4. Big, Bad, Toyota?
Toyota is getting aggressive! This is not just a cute Corolla with a pointy nose. This is a conscious and brand wide effort that starts at the top thanks to direct orders from Toyota President Akio Toyoda. Each year they get a little more sporty looking and a little more aggressive in style and substance. There is of course the new FT-1 concept. (Welcome back Supra!) Which looks awesome. If Toyota’s recent use of concepts holds true the FT-1 announces a major shift in design language across the line. We will see notes from the FT-1 and the Lexus LF-C2 in everything from the Corolla to the 4 Runner a lot sooner than you might think.

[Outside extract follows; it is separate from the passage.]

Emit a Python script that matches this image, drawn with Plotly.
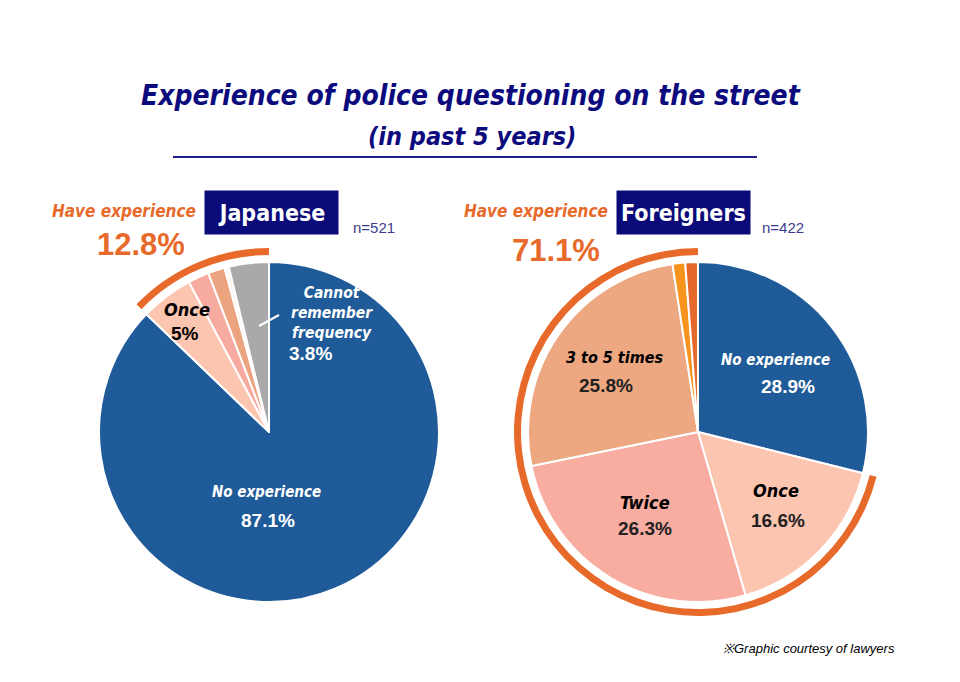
import plotly.graph_objects as go

W, H = 960, 682

# ---- data ----
jp_labels = ["No experience", "Once", "Twice", "3 to 5 times", "6 times or more", "Cannot remember frequency"]
jp_values = [87.1, 5.0, 2.0, 1.6, 0.4, 3.8]
jp_colors = ["#1f5b98", "#fcc5b0", "#f6aaa0", "#eca37f", "#fdf3ee", "#a9a9a9"]

fr_labels = ["No experience", "Once", "Twice", "3 to 5 times", "6 times or more", "Cannot remember frequency"]
fr_values = [28.9, 16.6, 26.3, 25.8, 1.2, 1.2]
fr_colors = ["#1f5b98", "#fcc5b0", "#f9aca0", "#eda781", "#f7941d", "#e5692b"]

jp_have = 12.8
fr_have = 71.1

NAVY = "#0b0b7e"
ORANGE = "#e86a2b"
COND = "DejaVu Sans Condensed, Liberation Sans Narrow, Arial Narrow, sans-serif"
SANS = "Liberation Sans, Arial, sans-serif"


def dom(cx, cy, r):
    return dict(x=[(cx - r) / W, (cx + r) / W], y=[(H - cy - r) / H, (H - cy + r) / H])


def px(x, y):
    return x / W, (H - y) / H


fig = go.Figure()

# pies
for vals, labs, cols, cx in [(jp_values, jp_labels, jp_colors, 269), (fr_values, fr_labels, fr_colors, 698)]:
    fig.add_trace(go.Pie(
        values=vals, labels=labs, sort=False, direction="clockwise", rotation=0,
        marker=dict(colors=cols, line=dict(color="white", width=2)),
        textinfo="none", hoverinfo="label+percent", domain=dom(cx, 432, 170),
        showlegend=False,
    ))

# orange "have experience" arcs
for have, cx in [(jp_have, 269), (fr_have, 698)]:
    fig.add_trace(go.Pie(
        values=[100 - have, have], labels=["No experience", "Have experience"],
        sort=False, direction="clockwise", rotation=0, hole=177 / 184,
        marker=dict(colors=["rgba(0,0,0,0)", ORANGE], line=dict(width=0)),
        textinfo="none", hoverinfo="skip", domain=dom(cx, 432, 184),
        showlegend=False,
    ))

ann = []


def add(x, y, text, size, color, family=COND, bold=True, italic=True, **kw):
    xx, yy = px(x, y)
    t = text
    if bold:
        t = "<b>" + t + "</b>"
    if italic:
        t = "<i>" + t + "</i>"
    d = dict(x=xx, y=yy, xref="paper", yref="paper", text=t, showarrow=False,
             xanchor="center", yanchor="middle",
             font=dict(size=size, color=color, family=family))
    d.update(kw)
    ann.append(d)


# title
add(471, 96, "Experience of police questioning on the street", 28, NAVY)
add(472, 136, "(in past 5 years)", 25, NAVY)

# headers
add(124, 211, "Have experience", 17, ORANGE)
add(141, 244, "12.8%", 31, ORANGE, family=SANS, italic=False)
add(536, 211, "Have experience", 17, ORANGE)
add(556, 250, "71.1%", 31, ORANGE, family=SANS, italic=False)

for cx, txt in [(271.5, "Japanese"), (683.5, "Foreigners")]:
    xx, yy = px(cx, 212.5)
    ann.append(dict(x=xx, y=yy, xref="paper", yref="paper", text="<b>" + txt + "</b>",
                    xanchor="center", yanchor="middle",
                    showarrow=False, width=131, height=41, bgcolor="#0a0a78",
                    font=dict(size=23, color="white", family=COND)))

add(374, 227, "n=521", 15, "#3b3b8f", family=SANS, bold=False, italic=False)
add(783, 227, "n=422", 15, "#3b3b8f", family=SANS, bold=False, italic=False)

# Japanese labels
add(266, 492, "No experience", 15, "white")
add(268, 520, "87.1%", 19, "white", family=SANS, italic=False)
add(187, 309, "Once", 18, "black")
add(185, 333, "5%", 19, "black", family=SANS, italic=False)
add(332, 313, "Cannot<br>remember<br>frequency", 15.5, "white")
add(310, 353, "3.8%", 19, "white", family=SANS, italic=False)

# Foreigner labels
add(775, 360, "No experience", 15, "white")
add(788, 387, "28.9%", 19, "white", family=SANS, italic=False)
add(776, 490, "Once", 18, "black")
add(778, 520, "16.6%", 19, "#222", family=SANS, italic=False)
add(645, 502, "Twice", 18, "black")
add(645, 528, "26.3%", 19, "#222", family=SANS, italic=False)
add(614, 357, "3 to 5 times", 16, "black")
add(606, 386, "25.8%", 19, "#222", family=SANS, italic=False)

add(809, 648, "※Graphic courtesy of lawyers", 13, "black", family=SANS, bold=False)

shapes = []
x0, y0 = px(173, 157)
x1, y1 = px(757, 157)
shapes.append(dict(type="line", xref="paper", yref="paper", x0=x0, y0=y0, x1=x1, y1=y1,
                   line=dict(color="#1c1c8a", width=2)))
x0, y0 = px(259, 326)
x1, y1 = px(279, 315)
shapes.append(dict(type="line", xref="paper", yref="paper", x0=x0, y0=y0, x1=x1, y1=y1,
                   line=dict(color="white", width=2)))

fig.update_layout(width=W, height=H, margin=dict(l=0, r=0, t=0, b=0),
                  paper_bgcolor="white", plot_bgcolor="white",
                  annotations=ann, shapes=shapes)

fig.write_html("out.html")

3. Goodbye to the Van as You Know It

The van is dead! The van is dead! Long live the euro van! Starting with Ford and Nissan, the van as we know it is gone. The new and boxy style van we’ve become accustomed to seeing on European cobblestone is our new master. Get used to it. Even the less enthusiastic interpretations out there show signs of transition. For what it’s worth the Ford Transit offers 487.3 cubic feet of cargo space for only 35k starting. That is a ton of room. I can walk in the back standing nearly straight up. Working men rejoice!

2. Dodge remains a bunch of badasses.

Dodge continues it’s unapologetic use of machismo to lure in auto buyers. (707 hp Hellcat!!!). Big bold cars loaded with horsepower and aggressive styling. Dodge makes no apologies for itself. I like that even more than I like their cars.

1. Subaru goes mainstream?.
Subaru seems to have caught up in terms of driver amenities and their traditionally quirky styling has been toned down to something a little easier to digest. Brand consistency doesn’t hurt either, it’s been 18 years since Paul Hogan G’day mated us the Subaru outback and the car remains a top seller. Subaru is growing exponentially in markets they’ve only sniffed a decade ago and their car offerings reflect that. 25% annual growth will do that.

All in all some interesting and exciting things to learn this year. Cars mirror society like few other consumer items and this years crop is no exception. We are attempting to become a more efficient and practical society. The gap between the elite and the bottom continues to grow yet many reasonable facsimiles of luxury remain available to the middle class. Our country retains great access to credit and new vehicles remain accessible to many. Automakers continued focus on performance and the driver experience mean great things are ahead for new car buyers in 2015.

That is of course if you can afford it.